Growing up in the small Texas Panhandle town of Stratford, MaryAnn Spurlock thought she wanted to become a medical examiner.

But as a band student, Spurlock’s plans changed midway through her senior year in high school.

“It just got to where it was the last of everything, and I said band was the one thing that I didn’t think I could live without for the the rest of my life,” Spurlock said.

“So it was like, well, I’m changing my mind, I’m going to become a band director.”

Spurlock hasn’t totally reached that goal, but she’s moving toward it. After graduating last year from West Texas A&M University in Canyon, Spurlock is in her first year as an assistant band director in the Brownwood school district.

Spurlock helps with the high school and middle school bands, and teaches sixth-grade students on clarinets, saxophones and flutes.

In the high school band hall, Spurlock said she walks around and listens as band students play, and corrects “little things that I see that Mr. and Mrs. Lambert can’t see from the podium.”

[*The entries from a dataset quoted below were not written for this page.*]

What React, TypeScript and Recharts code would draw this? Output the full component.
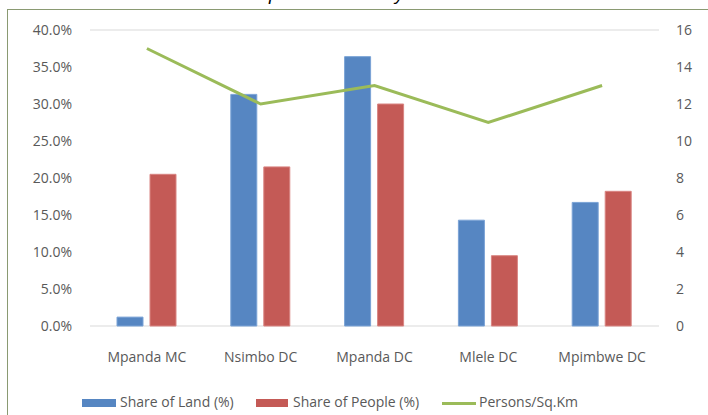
import React from 'react';
import { ComposedChart, Bar, Line, XAxis, YAxis, CartesianGrid, Legend } from 'recharts';

const districts = ['Mpanda MC', 'Nsimbo DC', 'Mpanda DC', 'Mlele DC', 'Mpimbwe DC'];
const landShare = [1.2, 31.3, 36.4, 14.3, 16.7];
const peopleShare = [20.5, 21.5, 30.0, 9.5, 18.2];
const personsPerSqKm = [15, 12, 13, 11, 13];

const leftTicks = [0, 5, 10, 15, 20, 25, 30, 35, 40];
const rightTicks = [0, 2, 4, 6, 8, 10, 12, 14, 16];

const BLUE = '#5686c2';
const RED = '#c45a56';
const GREEN = '#9bbb59';
const TEXT = '#595959';
const FONT = '"Open Sans", "Liberation Sans", sans-serif';

const chartData = districts.map((name, i) => ({
  name,
  land: landShare[i],
  people: peopleShare[i],
  density: personsPerSqKm[i],
}));

// legend drawn by hand so the spacing matches the Excel one
const LegendRow = () => (
  <div style={{ position: 'relative', height: 16, fontFamily: FONT, fontSize: 14, color: TEXT, whiteSpace: 'nowrap' }}>
    <div style={{ position: 'absolute', left: 82, top: 4, width: 34, height: 8, background: BLUE }} />
    <span style={{ position: 'absolute', left: 120, top: -3 }}>Share of Land (%)</span>
    <div style={{ position: 'absolute', left: 256, top: 4, width: 32, height: 8, background: RED }} />
    <span style={{ position: 'absolute', left: 293, top: -3 }}>Share of People (%)</span>
    <div style={{ position: 'absolute', left: 442, top: 7, width: 34, height: 3, background: GREEN }} />
    <span style={{ position: 'absolute', left: 479, top: -3 }}>Persons/Sq.Km</span>
  </div>
);

export default function App() {
  return (
    <div style={{ position: 'absolute', left: 0, top: 0, width: 708, height: 415, overflow: 'hidden', background: '#fff' }}>
      {/* chart frame, only top and left edges fall inside the picture */}
      <div style={{ position: 'absolute', left: 7, top: 9, width: 701, height: 406, borderLeft: '1.5px solid #8a9a72', borderTop: '1.5px solid #8a9a72' }} />
      {/* title, mostly cut off above the frame */}
      <div
        style={{
          position: 'absolute',
          left: 0,
          width: 650,
          top: -17,
          textAlign: 'center',
          fontFamily: '"Liberation Sans", sans-serif',
          fontStyle: 'italic',
          fontSize: 19,
          color: '#000',
          lineHeight: '22px',
        }}
      >
        Population Density
      </div>
      <ComposedChart
        width={708}
        height={415}
        data={chartData}
        margin={{ top: 30, right: 0, left: 20, bottom: 14 }}
        barGap={7}
        barSize={26}
        style={{ position: 'absolute', left: 0, top: 0 }}
      >
        <CartesianGrid vertical={false} stroke="#d9d9d9" strokeWidth={1} />
        <XAxis
          dataKey="name"
          axisLine={false}
          tickLine={false}
          tickSize={0}
          tickMargin={26}
          height={59}
          tick={{ fill: TEXT, fontSize: 14, fontFamily: FONT }}
        />
        <YAxis
          yAxisId="left"
          domain={[0, 40]}
          ticks={leftTicks}
          tickFormatter={(v: number) => `${v.toFixed(1)}%`}
          axisLine={false}
          tickLine={false}
          tickSize={0}
          tickMargin={18}
          width={70}
          tick={{ fill: TEXT, fontSize: 14, fontFamily: FONT }}
        />
        <YAxis
          yAxisId="right"
          orientation="right"
          domain={[0, 16]}
          ticks={rightTicks}
          axisLine={false}
          tickLine={false}
          tickSize={0}
          tickMargin={17}
          width={49}
          tick={{ fill: TEXT, fontSize: 14, fontFamily: FONT }}
        />
        <Legend verticalAlign="bottom" content={() => <LegendRow />} wrapperStyle={{ left: 0, bottom: 4, width: 708 }} />
        <Bar yAxisId="left" dataKey="land" name="Share of Land (%)" fill={BLUE} stroke="#7aa3d6" strokeWidth={1} isAnimationActive={false} />
        <Bar yAxisId="left" dataKey="people" name="Share of People (%)" fill={RED} stroke="#d98582" strokeWidth={1} isAnimationActive={false} />
        <Line
          yAxisId="right"
          type="linear"
          dataKey="density"
          name="Persons/Sq.Km"
          stroke={GREEN}
          strokeWidth={3}
          dot={false}
          isAnimationActive={false}
        />
      </ComposedChart>
    </div>
  );
}
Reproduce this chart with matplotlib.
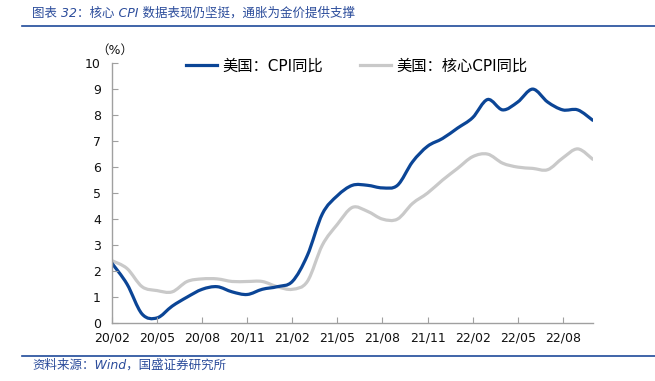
import matplotlib
matplotlib.use("Agg")
import matplotlib.pyplot as plt
from matplotlib.path import Path
from matplotlib.patches import PathPatch
from matplotlib.lines import Line2D
import numpy as np

plt.rcParams['font.family'] = ['DejaVu Sans', 'Noto Sans CJK SC']

months = ['20/02','20/03','20/04','20/05','20/06','20/07','20/08','20/09','20/10','20/11','20/12',
          '21/01','21/02','21/03','21/04','21/05','21/06','21/07','21/08','21/09','21/10','21/11','21/12',
          '22/01','22/02','22/03','22/04','22/05','22/06','22/07','22/08','22/09','22/10']
cpi = [2.3, 1.5, 0.35, 0.2, 0.65, 1.0, 1.3, 1.4, 1.2, 1.1, 1.3,
       1.4, 1.6, 2.6, 4.2, 4.9, 5.3, 5.3, 5.2, 5.3, 6.2, 6.8, 7.1,
       7.5, 7.9, 8.6, 8.2, 8.5, 9.0, 8.5, 8.2, 8.2, 7.8]
core = [2.4, 2.1, 1.4, 1.25, 1.2, 1.6, 1.7, 1.7, 1.6, 1.6, 1.6,
        1.4, 1.3, 1.6, 3.0, 3.8, 4.45, 4.3, 4.0, 4.0, 4.6, 5.0, 5.5,
        5.95, 6.4, 6.5, 6.15, 6.0, 5.95, 5.9, 6.35, 6.7, 6.3]
tick_labels = ['20/02','20/05','20/08','20/11','21/02','21/05','21/08','21/11','22/02','22/05','22/08']
yticks = [0, 1, 2, 3, 4, 5, 6, 7, 8, 9, 10]

label_cpi = '美国：CPI同比'
label_core = '美国：核心CPI同比'
title = '图表 32：核心 CPI 数据表现仍坚挺，通胀为金价提供支撑'
source = '资料来源：Wind，国盛证券研究所'

blue = '#0B4596'
gray = '#C9C9C9'
text_blue = '#2B4C9B'

fig = plt.figure(figsize=(6.55, 3.81), dpi=100)
ax = fig.add_axes([0.171, 0.152, 0.734, 0.6824])

x = np.array([months.index(m) for m in months], dtype=float)


def smooth_path(xs, ys):
    pts = np.column_stack([xs, ys])
    n = len(pts)
    verts = [pts[0]]
    codes = [Path.MOVETO]
    for i in range(n - 1):
        p0 = pts[i - 1] if i > 0 else pts[i]
        p1 = pts[i]
        p2 = pts[i + 1]
        p3 = pts[i + 2] if i + 2 < n else pts[i + 1]
        c1 = p1 + (p2 - p0) / 6.0
        c2 = p2 - (p3 - p1) / 6.0
        verts += [c1, c2, p2]
        codes += [Path.CURVE4] * 3
    return Path(verts, codes)


for ys, col in [(core, gray), (cpi, blue)]:
    patch = PathPatch(smooth_path(x, np.array(ys)), facecolor='none', edgecolor=col,
                      lw=2.3, capstyle='round', joinstyle='round', transform=ax.transData)
    ax.add_patch(patch)

ax.set_xlim(0, len(months) - 1)
ax.set_ylim(0, 10)
ax.set_yticks(yticks)
ax.set_xticks([months.index(t) for t in tick_labels])
ax.set_xticklabels(tick_labels)
ax.tick_params(axis='both', direction='in', length=4, color='#A0A0A0', labelsize=9, labelcolor='#111111')
ax.tick_params(axis='y', pad=8)
ax.tick_params(axis='x', pad=6)
for s in ['top', 'right']:
    ax.spines[s].set_visible(False)
for s in ['left', 'bottom']:
    ax.spines[s].set_color('#A0A0A0')
    ax.spines[s].set_linewidth(1.0)

ax.text(0.005, 1.05, '（%）', transform=ax.transAxes, ha='center', va='center', fontsize=9, color='#111111')

handles = [Line2D([], [], color=blue, lw=2.3), Line2D([], [], color=gray, lw=2.3)]
ax.legend(handles, [label_cpi, label_core], loc='center left', bbox_to_anchor=(0.154, 0.988),
          ncol=2, frameon=False, fontsize=11, handlelength=2.05, handletextpad=0.33,
          columnspacing=2.4, borderpad=0, borderaxespad=0)

fig.text(0.049, 0.965, title, ha='left', va='center', fontsize=9, style='italic', color=text_blue)
fig.add_artist(Line2D([0.034, 1.0], [0.932, 0.932], transform=fig.transFigure, color='#1F4A9A', lw=1.2))
fig.add_artist(Line2D([0.034, 1.0], [0.066, 0.066], transform=fig.transFigure, color='#1F4A9A', lw=1.2))
fig.text(0.049, 0.042, source, ha='left', va='center', fontsize=9, style='italic', color=text_blue)

fig.savefig('out.png', dpi=100)
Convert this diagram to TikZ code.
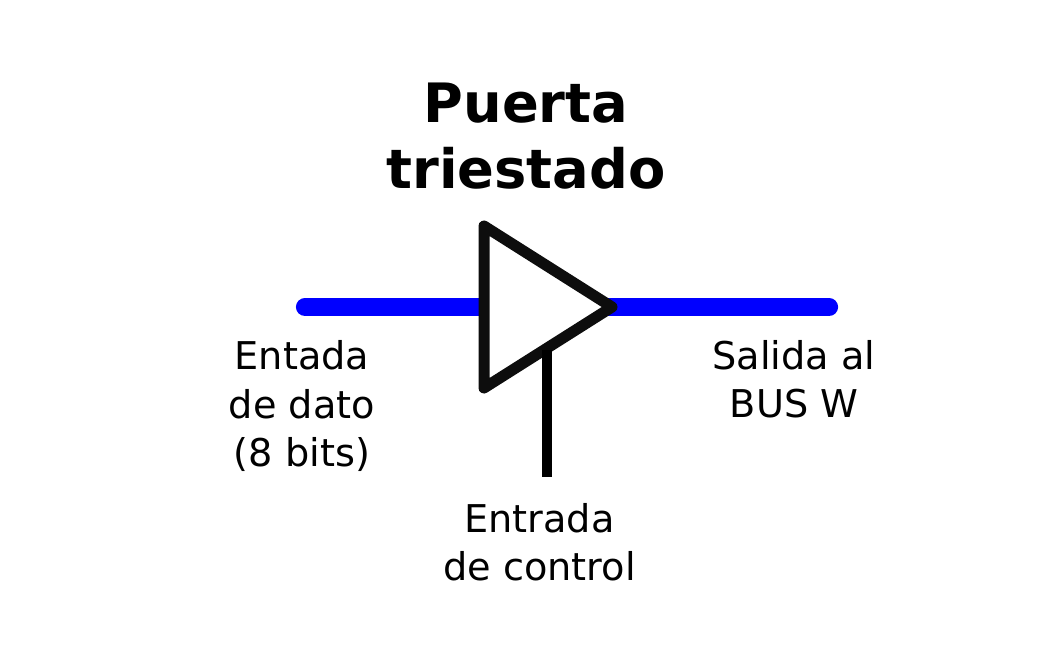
\documentclass[tikz,border=0pt]{standalone}
\usepackage{fontspec}
\setmainfont{DejaVu Sans}
\tikzset{
  lbl/.style={align=center,font=\fontsize{27.2pt}{34.2pt}\selectfont,text=black},
  titlelbl/.style={align=center,font=\fontsize{38.6pt}{47.5pt}\selectfont\bfseries,text=black},
  bus/.style={draw=blue,line width=0.455cm,line cap=round},
  gate/.style={draw=black!95,line width=0.275cm,line join=round,fill=white},
  ctrl/.style={draw=black,line width=0.23cm}
}
\begin{document}
\begin{tikzpicture}[x=0.025cm,y=-0.025cm]
\useasboundingbox (0,0) rectangle (1064,653);
\coordinate (in) at (305,307);
\coordinate (out) at (829,307);
\coordinate (a) at (484,226);
\coordinate (b) at (484,388);
\coordinate (c) at (612,307);
\coordinate (d) at (547,350);
\coordinate (e) at (547,476.5);
\draw[bus] (in) -- (out);
\draw[gate] (a) -- (c) -- (b) -- cycle;
\draw[ctrl] (d) -- (e);
\node[titlelbl] (title) at (526,136) {Puerta\\triestado};
\node[lbl] (dato) at (302,406) {Entada\\de dato\\(8 bits)};
\node[lbl] (salida) at (794,379.5) {Salida al\\BUS W};
\node[lbl] (control) at (539.5,542) {Entrada\\de control};
\end{tikzpicture}
\end{document}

Spurlock said her own band experience was influenced by five different directors in her four years of high school.

“Even though none of them really stuck around, each one of them just had such an impact on me,” Spurlock said.

She recalled a band director who’d come from a 6A school and tried to run Stratford’s 1A program like a 6A program.

“That didn’t really go over well with very many people, but I soaked it in,” Spurlock said. “I loved it. He had such high expectations for us and I wanted to raise that bar. 

“He really believed in me and he really believed in us. He was the one that got me into private lessons, and my private lessons teacher had a really big impact on me also.”

As a freshman music education major at West Texas A&M, Spurlock got off to a rough start. “It was definitely a reality check,” Spurlock said. “I thought I was good until I got to college, and I was like, I’m not good at all.

“I didn’t know any music theory and I had not heard of half of the terms that they were using in my classes.”

Spurlock finished her first day of class “crying and ready to quit, and thinking that I had made the biggest mistake of my life,” Spurlock said.

An older friend from her high school band told her to “just stick with it, you know more than you think you do. It’s going to be OK, it’ll work itself out,” Spurlock recalled.

“And lo and behold, it did.”

With her first year as assistant band director nearly behind her, Spurlock said she likes her job. “It’s slightly different than I thought it would be,” Spurlock said, noting that college didn’t prepare her for the paperwork or for the teacher-parent relations.

“In college, everything is taught in a perfect world but we don’t live in a perfect world,” Spurlock said. “So trying to use my knowledge in a not-perfect world is sometimes kind of a challenge in figuring out how I’m supposed to use it.”

The best part of Spurlock’s job: “the kids,” Spurlock said. “They’re so great. I love getting to teach them new things. I’ve been really fortunate to work with really good kids that are just super excited, and any knowledge or tidbit that you have to share, they’re just ready to soak it up like a sponge.

“So I’ve been very blessed with amazing students. This town is awesome.”

Spurlock also likes the constant learning she experiences. “As a teacher, you’re not just teaching but you’re always in a continuous learning situation,” Spurlock said. “You’re never going to know it all. It’s never a finished product.”

Spurlock said she watches medical shows on television but doesn’t regret abandoning her plan to become a medical examiner.

“This is where I was meant to be, and I love it,” Spurlock said.